### WHAT TO PRODUCE
All of the listing below must be repeated word for word. Pictures are the only thing to omit.
::::
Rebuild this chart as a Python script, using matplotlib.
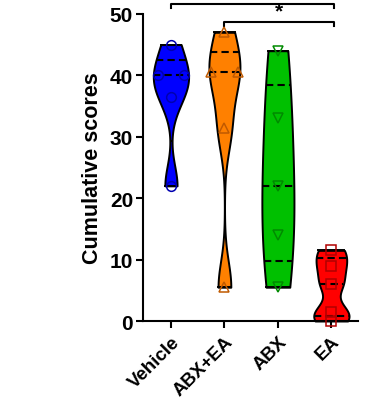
import numpy as np
import matplotlib.pyplot as plt

plt.rcParams['font.family'] = ['Liberation Sans', 'DejaVu Sans']
plt.rcParams['font.weight'] = 'bold'

# --- DATA ---
groups = ['Vehicle', 'ABX+EA', 'ABX', 'EA']
vehicle = [45, 40, 40, 36.5, 22]
abx_ea = [47, 40.5, 40.5, 31.5, 5.5]
abx = [44, 33, 22, 14, 5.5]
ea = [11.5, 9, 6, 1.5, 0]
all_data = [vehicle, abx_ea, abx, ea]

# --- STYLE ---
fills = ['#0000ff', '#ff8000', '#00c000', '#ff0000']
marker_edges = ['#0000b0', '#c05a00', '#008a00', '#b00000']
markers = ['o', '^', 'v', 's']
bandwidths = [3.3, 4.2, 11.0, 1.7]
half_widths = [0.33, 0.29, 0.30, 0.33]


def kde(y, vals, bw):
    d = np.zeros_like(y)
    for v in vals:
        d += np.exp(-0.5 * ((y - v) / bw) ** 2)
    return d


fig = plt.figure(figsize=(3.75, 4.02), dpi=100)
ax = fig.add_axes([0.381, 0.199, 0.574, 0.764])

for i, vals in enumerate(all_data):
    vals = np.array(vals, dtype=float)
    y = np.linspace(vals.min(), vals.max(), 400)
    dens = kde(y, vals, bandwidths[i])
    scale = half_widths[i] / dens.max()
    w = dens * scale
    ax.fill_betweenx(y, i - w, i + w, facecolor=fills[i], edgecolor='black',
                     linewidth=1.4, zorder=2, clip_on=False)
    # flat ends
    for yy, ww in [(y[0], w[0]), (y[-1], w[-1])]:
        ax.plot([i - ww, i + ww], [yy, yy], color='black', lw=1.4, zorder=3,
                clip_on=False)
    # median and quartiles
    for q in np.percentile(vals, [25, 50, 75], method='weibull'):
        qw = kde(np.array([q]), vals, bandwidths[i])[0] * scale
        ax.plot([i - qw, i + qw], [q, q], color='black', lw=1.5,
                ls=(0, (3.5, 2.0)), zorder=3)
    # points, spread duplicates
    xs = np.full(len(vals), float(i))
    for v in np.unique(vals):
        idx = np.where(vals == v)[0]
        if len(idx) > 1:
            xs[idx] = i + np.linspace(-0.25, 0.25, len(idx))
    ax.plot(xs, vals, ls='none', marker=markers[i], ms=7, mfc='none',
            mec=marker_edges[i], mew=1.1, zorder=4, clip_on=False)

ax.set_xlim(-0.525, 3.5)
ax.set_ylim(0, 50)
ax.set_yticks([0, 10, 20, 30, 40, 50])
ax.set_xticks(range(len(groups)))
ax.set_xticklabels(groups, rotation=45, ha='right', rotation_mode='anchor',
                   fontsize=13.5, fontweight='bold')
ax.tick_params(axis='y', labelsize=15, width=1.5, length=5, pad=2)
ax.tick_params(axis='x', width=1.5, length=5)
for lab in ax.get_yticklabels():
    lab.set_fontweight('bold')
ax.set_ylabel('Cumulative scores', fontsize=15.5, fontweight='bold', labelpad=5)
for s in ['top', 'right']:
    ax.spines[s].set_visible(False)
for s in ['left', 'bottom']:
    ax.spines[s].set_linewidth(1.5)

# significance brackets
def bracket(x1, x2, y, drop, text):
    ax.plot([x1, x1, x2, x2], [y - drop, y, y, y - drop], color='black',
            lw=1.5, clip_on=False)
    ax.text((x1 + x2) / 2, y + 0.2, text, ha='center', va='bottom',
            fontsize=15, fontweight='bold', clip_on=False)

bracket(0, 3.05, 51.6, 0.6, '**')
bracket(1.0, 3.05, 48.7, 0.6, '*')

fig.savefig('out.png', dpi=100)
::::
### COMPLETE RESPONSE
Rebuild this chart as a Python script, using matplotlib.
import numpy as np
import matplotlib.pyplot as plt

plt.rcParams['font.family'] = ['Liberation Sans', 'DejaVu Sans']
plt.rcParams['font.weight'] = 'bold'

# --- DATA ---
groups = ['Vehicle', 'ABX+EA', 'ABX', 'EA']
vehicle = [45, 40, 40, 36.5, 22]
abx_ea = [47, 40.5, 40.5, 31.5, 5.5]
abx = [44, 33, 22, 14, 5.5]
ea = [11.5, 9, 6, 1.5, 0]
all_data = [vehicle, abx_ea, abx, ea]

# --- STYLE ---
fills = ['#0000ff', '#ff8000', '#00c000', '#ff0000']
marker_edges = ['#0000b0', '#c05a00', '#008a00', '#b00000']
markers = ['o', '^', 'v', 's']
bandwidths = [3.3, 4.2, 11.0, 1.7]
half_widths = [0.33, 0.29, 0.30, 0.33]


def kde(y, vals, bw):
    d = np.zeros_like(y)
    for v in vals:
        d += np.exp(-0.5 * ((y - v) / bw) ** 2)
    return d


fig = plt.figure(figsize=(3.75, 4.02), dpi=100)
ax = fig.add_axes([0.381, 0.199, 0.574, 0.764])

for i, vals in enumerate(all_data):
    vals = np.array(vals, dtype=float)
    y = np.linspace(vals.min(), vals.max(), 400)
    dens = kde(y, vals, bandwidths[i])
    scale = half_widths[i] / dens.max()
    w = dens * scale
    ax.fill_betweenx(y, i - w, i + w, facecolor=fills[i], edgecolor='black',
                     linewidth=1.4, zorder=2, clip_on=False)
    # flat ends
    for yy, ww in [(y[0], w[0]), (y[-1], w[-1])]:
        ax.plot([i - ww, i + ww], [yy, yy], color='black', lw=1.4, zorder=3,
                clip_on=False)
    # median and quartiles
    for q in np.percentile(vals, [25, 50, 75], method='weibull'):
        qw = kde(np.array([q]), vals, bandwidths[i])[0] * scale
        ax.plot([i - qw, i + qw], [q, q], color='black', lw=1.5,
                ls=(0, (3.5, 2.0)), zorder=3)
    # points, spread duplicates
    xs = np.full(len(vals), float(i))
    for v in np.unique(vals):
        idx = np.where(vals == v)[0]
        if len(idx) > 1:
            xs[idx] = i + np.linspace(-0.25, 0.25, len(idx))
    ax.plot(xs, vals, ls='none', marker=markers[i], ms=7, mfc='none',
            mec=marker_edges[i], mew=1.1, zorder=4, clip_on=False)

ax.set_xlim(-0.525, 3.5)
ax.set_ylim(0, 50)
ax.set_yticks([0, 10, 20, 30, 40, 50])
ax.set_xticks(range(len(groups)))
ax.set_xticklabels(groups, rotation=45, ha='right', rotation_mode='anchor',
                   fontsize=13.5, fontweight='bold')
ax.tick_params(axis='y', labelsize=15, width=1.5, length=5, pad=2)
ax.tick_params(axis='x', width=1.5, length=5)
for lab in ax.get_yticklabels():
    lab.set_fontweight('bold')
ax.set_ylabel('Cumulative scores', fontsize=15.5, fontweight='bold', labelpad=5)
for s in ['top', 'right']:
    ax.spines[s].set_visible(False)
for s in ['left', 'bottom']:
    ax.spines[s].set_linewidth(1.5)

# significance brackets
def bracket(x1, x2, y, drop, text):
    ax.plot([x1, x1, x2, x2], [y - drop, y, y, y - drop], color='black',
            lw=1.5, clip_on=False)
    ax.text((x1 + x2) / 2, y + 0.2, text, ha='center', va='bottom',
            fontsize=15, fontweight='bold', clip_on=False)

bracket(0, 3.05, 51.6, 0.6, '**')
bracket(1.0, 3.05, 48.7, 0.6, '*')

fig.savefig('out.png', dpi=100)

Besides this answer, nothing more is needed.